• [Input data]:
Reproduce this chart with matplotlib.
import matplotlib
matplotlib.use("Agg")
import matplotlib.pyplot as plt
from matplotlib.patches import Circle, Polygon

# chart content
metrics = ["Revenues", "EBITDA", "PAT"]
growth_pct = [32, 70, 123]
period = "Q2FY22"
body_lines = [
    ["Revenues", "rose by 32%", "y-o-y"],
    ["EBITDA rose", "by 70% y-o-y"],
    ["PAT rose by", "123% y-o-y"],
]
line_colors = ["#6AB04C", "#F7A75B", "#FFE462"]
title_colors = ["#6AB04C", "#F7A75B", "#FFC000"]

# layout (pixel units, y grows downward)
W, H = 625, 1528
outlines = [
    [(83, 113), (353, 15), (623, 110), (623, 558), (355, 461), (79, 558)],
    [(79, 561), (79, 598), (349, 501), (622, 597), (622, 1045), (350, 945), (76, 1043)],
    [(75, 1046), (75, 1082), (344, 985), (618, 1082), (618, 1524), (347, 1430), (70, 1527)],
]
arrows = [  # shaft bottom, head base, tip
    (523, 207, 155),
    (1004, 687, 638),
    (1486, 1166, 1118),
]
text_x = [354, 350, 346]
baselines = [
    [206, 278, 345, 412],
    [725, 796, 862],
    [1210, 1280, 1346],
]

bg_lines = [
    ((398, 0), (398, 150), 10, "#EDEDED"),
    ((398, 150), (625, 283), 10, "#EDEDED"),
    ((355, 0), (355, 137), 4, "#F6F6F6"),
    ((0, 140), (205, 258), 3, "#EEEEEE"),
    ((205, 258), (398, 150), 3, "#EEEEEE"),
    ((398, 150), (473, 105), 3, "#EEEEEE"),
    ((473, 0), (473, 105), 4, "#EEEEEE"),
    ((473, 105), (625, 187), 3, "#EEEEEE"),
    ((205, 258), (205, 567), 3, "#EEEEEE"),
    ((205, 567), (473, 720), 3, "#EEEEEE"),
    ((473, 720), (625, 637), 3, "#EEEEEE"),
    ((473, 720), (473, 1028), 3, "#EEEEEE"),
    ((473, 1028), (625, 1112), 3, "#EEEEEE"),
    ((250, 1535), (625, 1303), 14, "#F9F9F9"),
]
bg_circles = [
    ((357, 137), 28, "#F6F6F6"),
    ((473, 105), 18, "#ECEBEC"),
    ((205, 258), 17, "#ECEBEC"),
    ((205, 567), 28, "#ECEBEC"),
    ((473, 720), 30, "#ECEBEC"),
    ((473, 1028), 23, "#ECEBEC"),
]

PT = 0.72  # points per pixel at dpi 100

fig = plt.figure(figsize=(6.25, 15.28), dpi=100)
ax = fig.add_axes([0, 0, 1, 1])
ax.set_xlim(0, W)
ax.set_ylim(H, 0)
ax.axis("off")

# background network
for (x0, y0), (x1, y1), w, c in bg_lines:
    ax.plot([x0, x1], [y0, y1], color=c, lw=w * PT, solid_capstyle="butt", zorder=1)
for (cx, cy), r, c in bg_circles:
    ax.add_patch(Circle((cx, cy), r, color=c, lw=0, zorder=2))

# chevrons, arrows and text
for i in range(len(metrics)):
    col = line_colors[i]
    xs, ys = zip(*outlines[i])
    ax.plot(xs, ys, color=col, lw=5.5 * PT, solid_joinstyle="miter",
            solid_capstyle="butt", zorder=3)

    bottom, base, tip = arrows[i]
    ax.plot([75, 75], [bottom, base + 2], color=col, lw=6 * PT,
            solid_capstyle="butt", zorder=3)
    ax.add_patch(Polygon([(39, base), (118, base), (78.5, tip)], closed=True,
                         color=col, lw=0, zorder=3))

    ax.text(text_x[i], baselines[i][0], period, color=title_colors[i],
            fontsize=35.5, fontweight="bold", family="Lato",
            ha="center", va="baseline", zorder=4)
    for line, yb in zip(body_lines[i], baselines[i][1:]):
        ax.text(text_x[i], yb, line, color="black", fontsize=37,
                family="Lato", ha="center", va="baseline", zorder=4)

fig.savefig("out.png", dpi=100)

...

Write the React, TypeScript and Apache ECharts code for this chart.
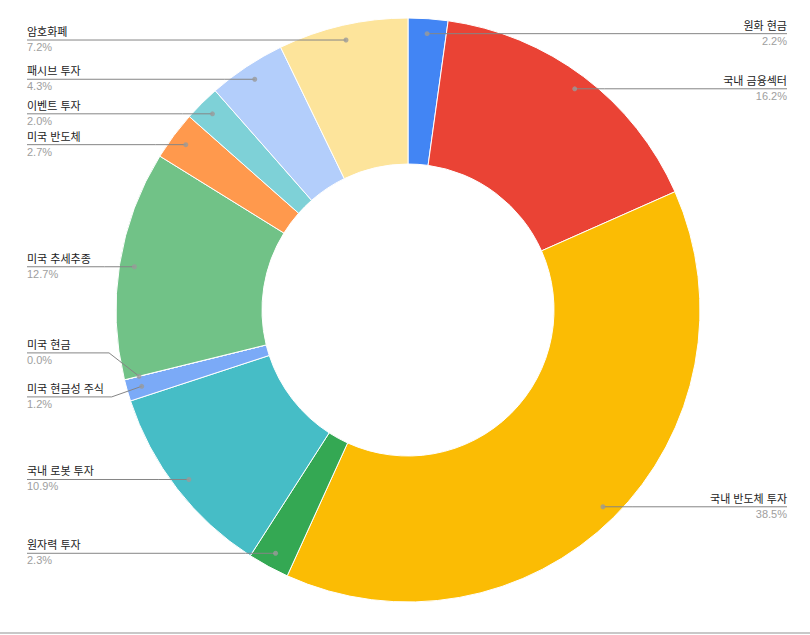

* * *

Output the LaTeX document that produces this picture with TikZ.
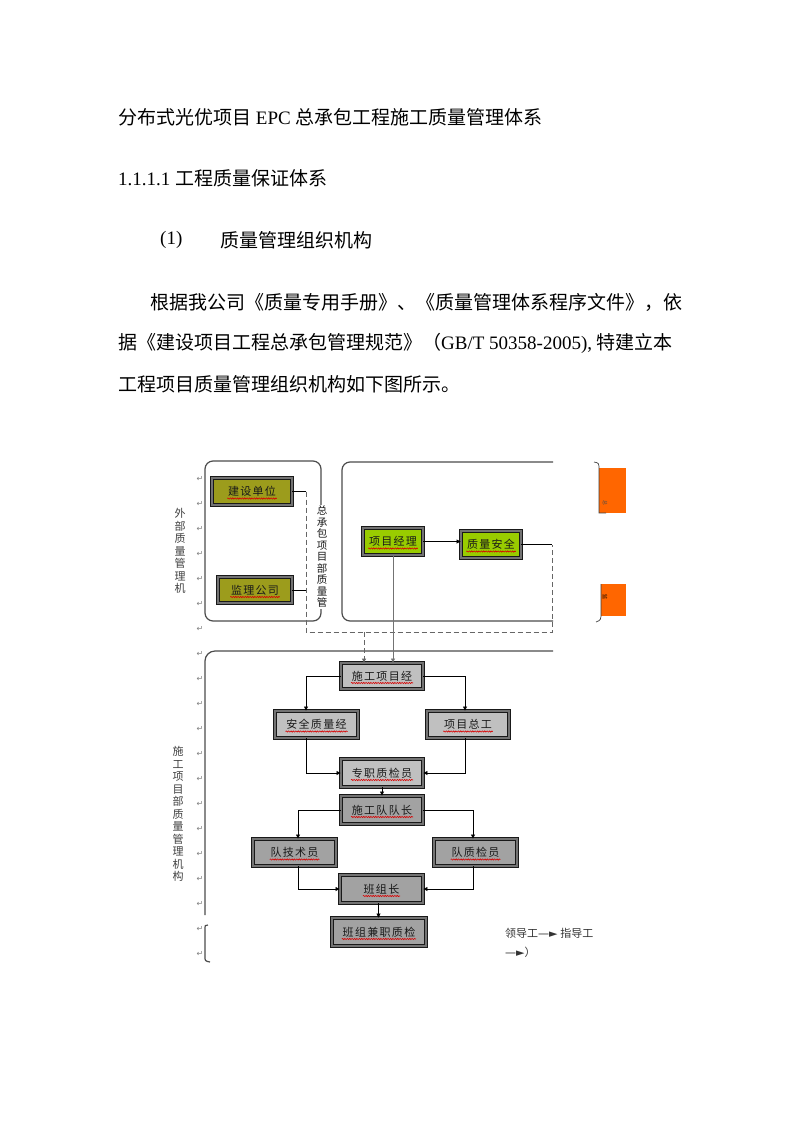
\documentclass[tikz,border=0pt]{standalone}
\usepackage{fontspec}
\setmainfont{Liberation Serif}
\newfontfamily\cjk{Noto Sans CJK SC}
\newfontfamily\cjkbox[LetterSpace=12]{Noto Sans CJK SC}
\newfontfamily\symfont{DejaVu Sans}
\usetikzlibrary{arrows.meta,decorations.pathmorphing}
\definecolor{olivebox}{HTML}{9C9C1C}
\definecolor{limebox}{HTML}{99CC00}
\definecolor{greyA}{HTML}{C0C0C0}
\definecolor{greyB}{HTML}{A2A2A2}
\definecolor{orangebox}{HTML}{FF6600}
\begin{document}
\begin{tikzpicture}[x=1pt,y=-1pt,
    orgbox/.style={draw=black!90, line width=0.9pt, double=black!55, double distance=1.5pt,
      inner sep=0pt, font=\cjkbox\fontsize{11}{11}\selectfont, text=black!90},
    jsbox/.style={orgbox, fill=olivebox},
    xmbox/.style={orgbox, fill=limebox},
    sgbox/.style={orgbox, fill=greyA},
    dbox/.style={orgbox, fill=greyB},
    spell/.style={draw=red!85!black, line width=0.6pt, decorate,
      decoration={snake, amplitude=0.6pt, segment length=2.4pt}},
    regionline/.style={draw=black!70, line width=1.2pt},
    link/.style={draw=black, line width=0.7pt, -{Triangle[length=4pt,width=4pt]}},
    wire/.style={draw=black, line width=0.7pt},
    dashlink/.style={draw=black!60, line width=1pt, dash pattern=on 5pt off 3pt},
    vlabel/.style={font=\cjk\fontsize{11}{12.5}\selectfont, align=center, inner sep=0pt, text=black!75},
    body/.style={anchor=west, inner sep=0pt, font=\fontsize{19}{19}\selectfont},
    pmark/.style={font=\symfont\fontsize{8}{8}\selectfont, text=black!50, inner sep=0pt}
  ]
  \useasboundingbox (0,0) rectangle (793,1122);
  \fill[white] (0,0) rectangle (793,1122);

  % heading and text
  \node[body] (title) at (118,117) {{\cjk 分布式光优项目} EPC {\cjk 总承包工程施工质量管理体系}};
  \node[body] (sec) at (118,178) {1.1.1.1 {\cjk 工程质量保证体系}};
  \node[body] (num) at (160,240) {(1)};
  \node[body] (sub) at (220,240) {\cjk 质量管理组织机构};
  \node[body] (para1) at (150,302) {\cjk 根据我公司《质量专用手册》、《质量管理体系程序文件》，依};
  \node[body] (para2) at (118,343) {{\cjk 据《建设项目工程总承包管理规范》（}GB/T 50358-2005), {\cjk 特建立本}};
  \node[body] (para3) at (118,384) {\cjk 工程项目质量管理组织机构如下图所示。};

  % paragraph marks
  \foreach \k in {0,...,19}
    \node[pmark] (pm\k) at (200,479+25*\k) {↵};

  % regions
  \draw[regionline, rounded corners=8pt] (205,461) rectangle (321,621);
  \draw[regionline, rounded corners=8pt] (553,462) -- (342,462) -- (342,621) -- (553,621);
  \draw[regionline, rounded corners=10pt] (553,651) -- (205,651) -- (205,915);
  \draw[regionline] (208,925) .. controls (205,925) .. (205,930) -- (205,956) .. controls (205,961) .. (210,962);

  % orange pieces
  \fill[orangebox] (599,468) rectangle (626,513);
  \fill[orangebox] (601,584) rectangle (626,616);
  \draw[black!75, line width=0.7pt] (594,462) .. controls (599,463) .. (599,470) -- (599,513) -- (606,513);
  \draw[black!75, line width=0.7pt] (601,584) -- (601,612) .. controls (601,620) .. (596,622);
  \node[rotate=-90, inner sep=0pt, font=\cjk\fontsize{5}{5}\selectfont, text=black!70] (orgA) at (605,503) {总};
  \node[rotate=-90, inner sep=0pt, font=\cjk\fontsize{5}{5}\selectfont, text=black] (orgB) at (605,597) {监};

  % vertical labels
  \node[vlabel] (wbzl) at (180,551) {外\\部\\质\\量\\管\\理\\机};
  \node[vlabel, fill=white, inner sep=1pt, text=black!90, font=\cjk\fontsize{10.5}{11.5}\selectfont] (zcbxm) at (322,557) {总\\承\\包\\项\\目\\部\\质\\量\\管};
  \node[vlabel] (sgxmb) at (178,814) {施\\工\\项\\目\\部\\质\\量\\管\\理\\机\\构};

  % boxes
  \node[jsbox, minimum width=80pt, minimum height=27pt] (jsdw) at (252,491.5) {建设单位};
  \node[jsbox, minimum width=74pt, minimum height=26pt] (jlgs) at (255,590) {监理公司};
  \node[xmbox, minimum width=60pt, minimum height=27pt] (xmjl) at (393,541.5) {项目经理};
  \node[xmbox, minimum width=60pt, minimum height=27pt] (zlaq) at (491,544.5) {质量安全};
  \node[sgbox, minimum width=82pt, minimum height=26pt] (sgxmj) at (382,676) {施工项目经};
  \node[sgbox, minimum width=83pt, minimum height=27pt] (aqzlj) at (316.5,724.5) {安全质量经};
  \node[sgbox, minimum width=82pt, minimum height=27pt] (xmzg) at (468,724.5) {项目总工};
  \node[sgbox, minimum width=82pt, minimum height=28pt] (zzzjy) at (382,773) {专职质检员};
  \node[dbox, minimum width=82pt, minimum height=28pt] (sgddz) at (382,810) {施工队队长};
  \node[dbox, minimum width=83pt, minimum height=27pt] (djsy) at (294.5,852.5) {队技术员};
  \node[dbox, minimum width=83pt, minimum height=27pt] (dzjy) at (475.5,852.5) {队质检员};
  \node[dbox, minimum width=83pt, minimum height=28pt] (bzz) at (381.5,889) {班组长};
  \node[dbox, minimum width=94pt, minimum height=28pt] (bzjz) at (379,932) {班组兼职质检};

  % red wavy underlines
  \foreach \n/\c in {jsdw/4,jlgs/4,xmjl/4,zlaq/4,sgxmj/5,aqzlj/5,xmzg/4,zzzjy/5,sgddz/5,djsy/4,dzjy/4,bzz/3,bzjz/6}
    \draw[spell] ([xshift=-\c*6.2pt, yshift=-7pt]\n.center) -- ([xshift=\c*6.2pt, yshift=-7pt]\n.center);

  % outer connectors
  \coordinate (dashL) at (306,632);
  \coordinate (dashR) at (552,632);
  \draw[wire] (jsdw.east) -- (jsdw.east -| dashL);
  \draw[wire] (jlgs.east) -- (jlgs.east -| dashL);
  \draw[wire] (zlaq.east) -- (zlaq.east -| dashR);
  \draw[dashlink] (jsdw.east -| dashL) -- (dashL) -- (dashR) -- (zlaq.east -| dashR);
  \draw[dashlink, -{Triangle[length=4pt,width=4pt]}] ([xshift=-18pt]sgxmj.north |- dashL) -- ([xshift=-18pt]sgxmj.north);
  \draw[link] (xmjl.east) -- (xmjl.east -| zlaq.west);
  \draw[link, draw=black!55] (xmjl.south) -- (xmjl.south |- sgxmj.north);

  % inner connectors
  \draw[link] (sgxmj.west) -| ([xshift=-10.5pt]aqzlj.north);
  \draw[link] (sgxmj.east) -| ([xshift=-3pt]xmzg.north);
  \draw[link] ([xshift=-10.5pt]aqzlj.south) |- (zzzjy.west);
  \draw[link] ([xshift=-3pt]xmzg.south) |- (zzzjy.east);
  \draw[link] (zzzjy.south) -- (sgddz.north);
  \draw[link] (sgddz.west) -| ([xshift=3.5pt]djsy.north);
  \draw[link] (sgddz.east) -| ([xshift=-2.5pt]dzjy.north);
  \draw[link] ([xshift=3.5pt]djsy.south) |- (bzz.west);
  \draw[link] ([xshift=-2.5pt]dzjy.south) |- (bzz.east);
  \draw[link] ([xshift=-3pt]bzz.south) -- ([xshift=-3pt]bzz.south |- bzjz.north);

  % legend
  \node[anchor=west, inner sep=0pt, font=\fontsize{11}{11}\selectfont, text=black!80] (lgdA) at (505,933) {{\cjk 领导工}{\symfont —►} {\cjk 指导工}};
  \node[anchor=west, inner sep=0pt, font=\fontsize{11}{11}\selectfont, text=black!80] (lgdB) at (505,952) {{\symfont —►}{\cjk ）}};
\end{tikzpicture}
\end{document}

• [What the task requires]: Only the lines starting at the line with "Output the LaTeX" and ending at the line with "(para3) at (118,384)" should be printed again, exactly and with both ends kept; omit the pictures.

• [The completed task]:
Output the LaTeX document that produces this picture with TikZ.
\documentclass[tikz,border=0pt]{standalone}
\usepackage{fontspec}
\setmainfont{Liberation Serif}
\newfontfamily\cjk{Noto Sans CJK SC}
\newfontfamily\cjkbox[LetterSpace=12]{Noto Sans CJK SC}
\newfontfamily\symfont{DejaVu Sans}
\usetikzlibrary{arrows.meta,decorations.pathmorphing}
\definecolor{olivebox}{HTML}{9C9C1C}
\definecolor{limebox}{HTML}{99CC00}
\definecolor{greyA}{HTML}{C0C0C0}
\definecolor{greyB}{HTML}{A2A2A2}
\definecolor{orangebox}{HTML}{FF6600}
\begin{document}
\begin{tikzpicture}[x=1pt,y=-1pt,
    orgbox/.style={draw=black!90, line width=0.9pt, double=black!55, double distance=1.5pt,
      inner sep=0pt, font=\cjkbox\fontsize{11}{11}\selectfont, text=black!90},
    jsbox/.style={orgbox, fill=olivebox},
    xmbox/.style={orgbox, fill=limebox},
    sgbox/.style={orgbox, fill=greyA},
    dbox/.style={orgbox, fill=greyB},
    spell/.style={draw=red!85!black, line width=0.6pt, decorate,
      decoration={snake, amplitude=0.6pt, segment length=2.4pt}},
    regionline/.style={draw=black!70, line width=1.2pt},
    link/.style={draw=black, line width=0.7pt, -{Triangle[length=4pt,width=4pt]}},
    wire/.style={draw=black, line width=0.7pt},
    dashlink/.style={draw=black!60, line width=1pt, dash pattern=on 5pt off 3pt},
    vlabel/.style={font=\cjk\fontsize{11}{12.5}\selectfont, align=center, inner sep=0pt, text=black!75},
    body/.style={anchor=west, inner sep=0pt, font=\fontsize{19}{19}\selectfont},
    pmark/.style={font=\symfont\fontsize{8}{8}\selectfont, text=black!50, inner sep=0pt}
  ]
  \useasboundingbox (0,0) rectangle (793,1122);
  \fill[white] (0,0) rectangle (793,1122);

  % heading and text
  \node[body] (title) at (118,117) {{\cjk 分布式光优项目} EPC {\cjk 总承包工程施工质量管理体系}};
  \node[body] (sec) at (118,178) {1.1.1.1 {\cjk 工程质量保证体系}};
  \node[body] (num) at (160,240) {(1)};
  \node[body] (sub) at (220,240) {\cjk 质量管理组织机构};
  \node[body] (para1) at (150,302) {\cjk 根据我公司《质量专用手册》、《质量管理体系程序文件》，依};
  \node[body] (para2) at (118,343) {{\cjk 据《建设项目工程总承包管理规范》（}GB/T 50358-2005), {\cjk 特建立本}};
  \node[body] (para3) at (118,384) {\cjk 工程项目质量管理组织机构如下图所示。};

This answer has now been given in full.